E se os tais “golpes” estiverem sendo praticadas por pessoas situadas em território estrangeiro, mas causando prejuízos a vítimas em solo pátrio (ou vice-versa): a competência para processar e julgar o crime será da Justiça Federal? Noutras palavras, será aplicável o art. 109, V, da CRFB?
CRFB
Art. 109. Aos juízes federais compete processar e julgar:
V - os crimes previstos em tratado ou convenção internacional, quando, iniciada a execução no País, o resultado tenha ou devesse ter ocorrido no estrangeiro, ou reciprocamente;
A Terceira Seção do STJ analisou, recentemente, essa situação.

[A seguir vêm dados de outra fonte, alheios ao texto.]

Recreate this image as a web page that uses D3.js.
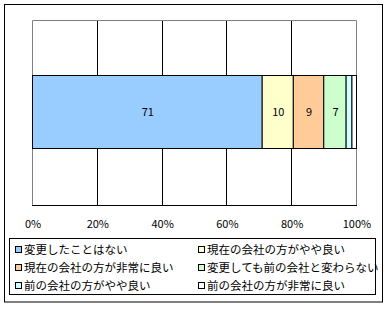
<!DOCTYPE html>
<html>
<head>
<meta charset="utf-8">
<script src="https://cdn.jsdelivr.net/npm/d3@7"></script>
<style>
  body { margin: 0; background: #fff; }
  svg text { font-family: "Noto Sans CJK JP", "DejaVu Sans", sans-serif; }
</style>
</head>
<body>
<div id="chart"></div>
<script>
// series names, values (percent) and colours
var categories = ['変更したことはない', '現在の会社の方がやや良い', '現在の会社の方が非常に良い',
    '変更しても前の会社と変わらない', '前の会社の方がやや良い', '前の会社の方が非常に良い'];
var values = [70.9, 9.6, 9.4, 6.9, 1.8, 1.4];
var colors = ['#99ccff', '#ffffcc', '#ffcc99', '#ccffcc', '#ccffff', '#ffffff'];
var ticks = [0, 20, 40, 60, 80, 100];

var width = 389;
var height = 309;
var plot = { left: 32, right: 356, top: 20, bottom: 205 };
var barTop = 75;
var barBottom = 148;

var svg = d3.select('#chart').append('svg')
    .attr('width', width)
    .attr('height', height);

// outer frame
svg.append('rect')
    .attr('x', 4.5).attr('y', 4.5)
    .attr('width', 378).attr('height', 297.5)
    .attr('fill', '#fff').attr('stroke', '#000');

var x = d3.scaleLinear().domain([0, 100]).range([plot.left, plot.right]);

// gridlines
svg.selectAll('line.grid')
    .data(ticks.slice(1, -1))
    .enter().append('line')
    .attr('class', 'grid')
    .attr('x1', function (d) { return Math.round(x(d)) + 0.5; })
    .attr('x2', function (d) { return Math.round(x(d)) + 0.5; })
    .attr('y1', plot.top).attr('y2', plot.bottom)
    .attr('stroke', '#000');

// plot border, gray on three sides
svg.append('path')
    .attr('d', 'M' + (plot.left + 0.5) + ',' + plot.bottom + 'V' + (plot.top + 0.5) +
        'H' + (plot.right + 0.5) + 'V' + plot.bottom)
    .attr('fill', 'none').attr('stroke', '#808080');

// stacked segments
var cum = 0;
var segs = values.map(function (v, i) {
    var s = { start: cum, end: cum + v, value: v, color: colors[i] };
    cum += v;
    return s;
});

svg.selectAll('rect.seg')
    .data(segs)
    .enter().append('rect')
    .attr('class', 'seg')
    .attr('x', function (d) { return x(d.start) + 0.5; })
    .attr('y', barTop + 0.5)
    .attr('width', function (d) { return x(d.end) - x(d.start); })
    .attr('height', barBottom - barTop)
    .attr('fill', function (d) { return d.color; })
    .attr('stroke', '#000');

// value labels for the larger pieces
svg.selectAll('text.val')
    .data(segs.filter(function (d) { return d.value >= 5; }))
    .enter().append('text')
    .attr('class', 'val')
    .attr('x', function (d) { return (x(d.start) + x(d.end)) / 2 + 1; })
    .attr('y', 116)
    .attr('text-anchor', 'middle')
    .attr('font-size', 11)
    .text(function (d) { return Math.round(d.value); });

// bottom axis
var axis = svg.append('g').attr('transform', 'translate(0,' + (plot.bottom + 0.5) + ')');
axis.append('line')
    .attr('x1', plot.left).attr('x2', plot.right + 1)
    .attr('stroke', '#000');
axis.selectAll('text')
    .data(ticks)
    .enter().append('text')
    .attr('x', function (d) { return x(d) + 1; })
    .attr('y', 22)
    .attr('text-anchor', 'middle')
    .attr('font-size', 11)
    .text(function (d) { return d + '%'; });

// legend
var legend = svg.append('g');
legend.append('rect')
    .attr('x', 9.5).attr('y', 238.5)
    .attr('width', 366).attr('height', 56)
    .attr('fill', '#fff').attr('stroke', '#000');

var item = legend.selectAll('g.item')
    .data(categories)
    .enter().append('g')
    .attr('class', 'item')
    .attr('transform', function (d, i) {
        return 'translate(' + (i % 2 === 0 ? 15 : 198) + ',' + (250 + Math.floor(i / 2) * 18) + ')';
    });

item.append('rect')
    .attr('x', 0.5).attr('y', -3.5)
    .attr('width', 6).attr('height', 6)
    .attr('fill', function (d, i) { return colors[i]; })
    .attr('stroke', '#000');

item.append('text')
    .attr('x', 9)
    .attr('y', 4)
    .attr('font-size', 11.5)
    .text(function (d) { return d; });
</script>
</body>
</html>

No caso concreto, o juiz de Santana de Parnaíba (SP), vinculado ao TJ/SP, encaminhou os autos para a Justiça Federal por reputar incidente o art. 109, V, da CRFB. O juiz federal, por sua vez, entendeu que os crimes em apuração não afetavam interesses da União e que o uso da internet, por si só, não seria suficiente para justificar a competência da Justiça Federal. Por isso, suscitou conflito negativo de competência, cuja definição, como sabemos, toca, em casos tais, ao STJ (CRFB, art. 105, I, ‘d’).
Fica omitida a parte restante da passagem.